_Aim_
Please return exactly the run of lines that begins with the line containing "Reproduce this chart with matplotlib." and ends with the line containing "colors = ['#111111', '#d62020', '#20c020', '#3a3ae0', '#e020e0']", pictures excluded.

(Stored records)
-=-=-=-=-
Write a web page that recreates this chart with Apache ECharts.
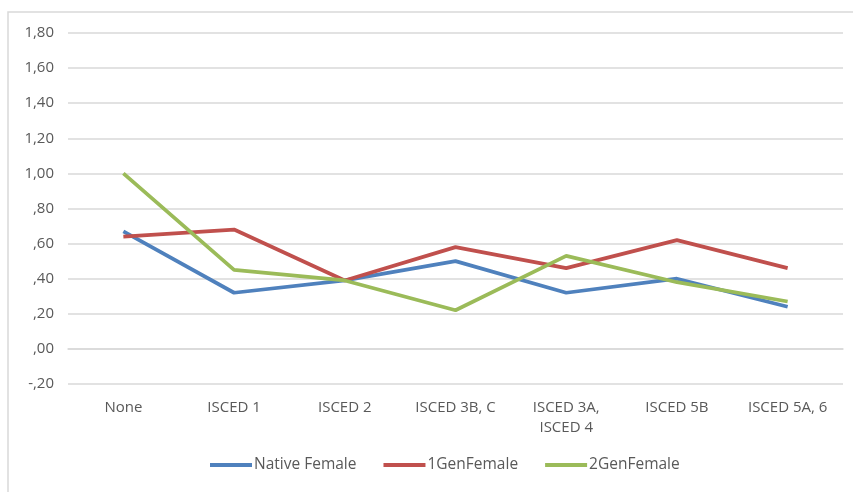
<!DOCTYPE html>
<html>
<head>
<meta charset="utf-8">
<script src="https://cdn.jsdelivr.net/npm/echarts@6/dist/echarts.min.js"></script>
<style>html,body{margin:0;padding:0;background:#fff;}#c{width:853px;height:492px;}</style>
</head>
<body>
<div id="c"></div>
<script>
const categories = ['None', 'ISCED 1', 'ISCED 2', 'ISCED 3B, C', 'ISCED 3A,\nISCED 4', 'ISCED 5B', 'ISCED 5A, 6'];
const nativeFemale = [0.67, 0.32, 0.39, 0.50, 0.32, 0.40, 0.24];
const gen1Female = [0.64, 0.68, 0.39, 0.58, 0.46, 0.62, 0.46];
const gen2Female = [1.00, 0.45, 0.39, 0.22, 0.53, 0.38, 0.27];
const seriesNames = ['Native Female', '1GenFemale', '2GenFemale'];
const colors = ['#4f81bd', '#c0504d', '#9bbb59'];

function fmt(v) {
  let s = (Math.round(v * 100) / 100).toFixed(2).replace('.', ',');
  s = s.replace(/^(-?)0,/, '$1,');
  return s;
}

const chart = echarts.init(document.getElementById('c'));
const font = 'Open Sans';
chart.setOption({
  animation: false,
  graphic: [{
    type: 'rect', shape: {x: 8, y: 12, width: 900, height: 600},
    style: {fill: 'none', stroke: '#d9d9d9', lineWidth: 1.5}, z: -1
  }],
  grid: {left: 68, right: 10, top: 33, bottom: 108},
  legend: {
    bottom: 14, left: 205, itemWidth: 42, itemHeight: 4, itemGap: 27,
    icon: 'rect',
    textStyle: {color: '#595959', fontSize: 15.5, fontFamily: font, padding: [0, 0, 0, -3]},
    data: seriesNames
  },
  xAxis: {
    type: 'category', data: categories, boundaryGap: true,
    axisLine: {show: true, lineStyle: {color: '#d9d9d9', width: 1.5}},
    axisTick: {show: false},
    axisLabel: {color: '#595959', fontSize: 15, fontFamily: font, margin: 14, lineHeight: 20, interval: 0}
  },
  yAxis: {
    type: 'value', min: -0.2, max: 1.8, interval: 0.2,
    axisLine: {show: false}, axisTick: {show: false},
    splitLine: {lineStyle: {color: '#d9d9d9', width: 1.5}},
    axisLabel: {color: '#595959', fontSize: 15, fontFamily: font, margin: 14, formatter: fmt}
  },
  series: [nativeFemale, gen1Female, gen2Female].map((d, i) => ({
    name: seriesNames[i], type: 'line', data: d, symbol: 'none',
    lineStyle: {color: colors[i], width: 3.75}, itemStyle: {color: colors[i]}
  }))
});
</script>
</body>
</html>
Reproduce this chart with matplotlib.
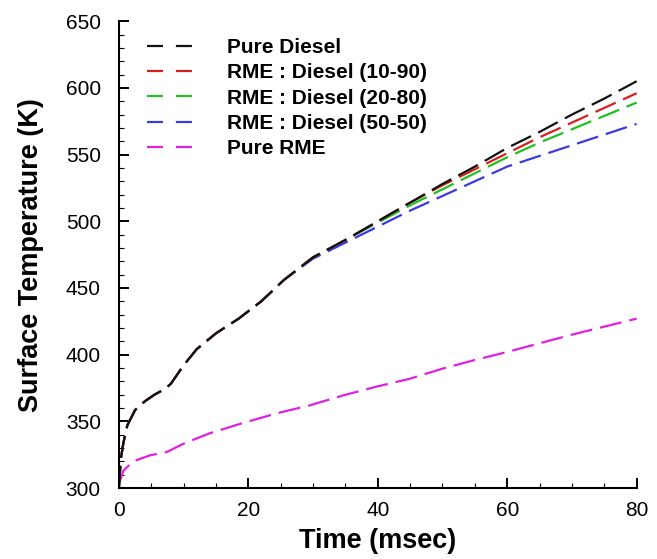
import matplotlib
matplotlib.use("Agg")
import matplotlib.pyplot as plt
from matplotlib.lines import Line2D

plt.rcParams['font.family'] = ['Liberation Sans', 'DejaVu Sans']

# time (msec)
t = [0, 0.3, 0.7, 1.3, 2.5, 4, 5.5, 7, 8, 9, 10, 11, 12, 13.5, 15, 18.5, 22, 25.5,
     30, 35, 40, 45, 50, 55, 60, 65, 70, 75, 80]

# surface temperature (K)
pure_diesel = [300, 322, 334, 347, 358.5, 365, 370, 374, 378, 385, 392, 398, 404, 410,
               416, 427, 440, 456, 473, 486, 500, 514, 528, 541, 555, 567, 580, 592, 605]
rme_10_90 = [300, 322, 334, 347, 358.5, 365, 370, 374, 378, 385, 392, 398, 404, 410,
             416, 427, 440, 456, 473, 486, 500, 514, 527, 539, 551, 563, 574, 585, 596]
rme_20_80 = [300, 322, 334, 347, 358.5, 365, 370, 374, 378, 385, 392, 398, 404, 410,
             416, 427, 440, 456, 473, 486, 499, 512, 524, 536, 548, 559, 569, 579, 589]
rme_50_50 = [300, 322, 334, 347, 358.5, 365, 370, 374, 378, 385, 392, 398, 404, 410,
             416, 427, 440, 456, 472, 484, 496, 508, 519, 530, 541, 549, 557, 565, 573]

t_rme = [0, 0.7, 2.2, 4.8, 7.4, 9.9, 14, 19, 24.4, 29.5, 34.7, 39.8, 45, 50, 55,
         60, 65, 70, 75, 80]
pure_rme = [303, 313, 320, 324.5, 327, 333, 341, 348.5, 356, 362, 369.5, 376, 382,
            389.5, 396, 402, 408.5, 415, 421, 427]

labels = ['Pure Diesel', 'RME : Diesel (10-90)', 'RME : Diesel (20-80)',
          'RME : Diesel (50-50)', 'Pure RME']
colors = ['#111111', '#d62020', '#20c020', '#3a3ae0', '#e020e0']

fig = plt.figure(figsize=(6.57, 5.59), dpi=100)
ax = fig.add_axes([0.181, 0.127, 0.788, 0.835])

lw = 1.6
dash = (10, 3.6)
ax.plot(t_rme, pure_rme, color=colors[4], lw=lw, dashes=dash)
ax.plot(t, rme_50_50, color=colors[3], lw=lw, dashes=dash)
ax.plot(t, rme_20_80, color=colors[2], lw=lw, dashes=dash)
ax.plot(t, rme_10_90, color=colors[1], lw=lw, dashes=dash)
ax.plot(t, pure_diesel, color=colors[0], lw=lw, dashes=dash)

ax.set_xlim(0, 80)
ax.set_ylim(300, 650)
ax.set_xticks([0, 20, 40, 60, 80])
ax.set_xticks(range(0, 81, 5), minor=True)
ax.set_yticks(range(300, 651, 50))
ax.set_yticks(range(300, 651, 10), minor=True)

for s in ['top', 'right']:
    ax.spines[s].set_visible(False)
for s in ['left', 'bottom']:
    ax.spines[s].set_linewidth(1.5)

ax.tick_params(which='both', direction='in', top=False, right=False, labelsize=15)
ax.tick_params(which='major', length=7, width=1.4)
ax.tick_params(which='minor', length=3.5, width=0.8)
ax.tick_params(axis='x', which='major', pad=9)
ax.tick_params(axis='y', which='major', pad=13)

ax.set_xlabel('Time (msec)', fontsize=19.5, fontweight='bold', labelpad=6)
ax.set_ylabel('Surface Temperature (K)', fontsize=19.5, fontweight='bold', labelpad=16)

handles = [Line2D([], [], color=c, lw=lw, dashes=(7.2, 5.8)) for c in colors]
ax.legend(handles, labels, loc='upper left', bbox_to_anchor=(0.055, 0.964),
          frameon=False, prop={'size': 15, 'weight': 'bold'},
          handlelength=2.2, handletextpad=1.6, labelspacing=0.3,
          borderpad=0, borderaxespad=0)

fig.savefig('out.png', dpi=100)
-=-=-=-=-
_Written answer_
Reproduce this chart with matplotlib.
import matplotlib
matplotlib.use("Agg")
import matplotlib.pyplot as plt
from matplotlib.lines import Line2D

plt.rcParams['font.family'] = ['Liberation Sans', 'DejaVu Sans']

# time (msec)
t = [0, 0.3, 0.7, 1.3, 2.5, 4, 5.5, 7, 8, 9, 10, 11, 12, 13.5, 15, 18.5, 22, 25.5,
     30, 35, 40, 45, 50, 55, 60, 65, 70, 75, 80]

# surface temperature (K)
pure_diesel = [300, 322, 334, 347, 358.5, 365, 370, 374, 378, 385, 392, 398, 404, 410,
               416, 427, 440, 456, 473, 486, 500, 514, 528, 541, 555, 567, 580, 592, 605]
rme_10_90 = [300, 322, 334, 347, 358.5, 365, 370, 374, 378, 385, 392, 398, 404, 410,
             416, 427, 440, 456, 473, 486, 500, 514, 527, 539, 551, 563, 574, 585, 596]
rme_20_80 = [300, 322, 334, 347, 358.5, 365, 370, 374, 378, 385, 392, 398, 404, 410,
             416, 427, 440, 456, 473, 486, 499, 512, 524, 536, 548, 559, 569, 579, 589]
rme_50_50 = [300, 322, 334, 347, 358.5, 365, 370, 374, 378, 385, 392, 398, 404, 410,
             416, 427, 440, 456, 472, 484, 496, 508, 519, 530, 541, 549, 557, 565, 573]

t_rme = [0, 0.7, 2.2, 4.8, 7.4, 9.9, 14, 19, 24.4, 29.5, 34.7, 39.8, 45, 50, 55,
         60, 65, 70, 75, 80]
pure_rme = [303, 313, 320, 324.5, 327, 333, 341, 348.5, 356, 362, 369.5, 376, 382,
            389.5, 396, 402, 408.5, 415, 421, 427]

labels = ['Pure Diesel', 'RME : Diesel (10-90)', 'RME : Diesel (20-80)',
          'RME : Diesel (50-50)', 'Pure RME']
colors = ['#111111', '#d62020', '#20c020', '#3a3ae0', '#e020e0']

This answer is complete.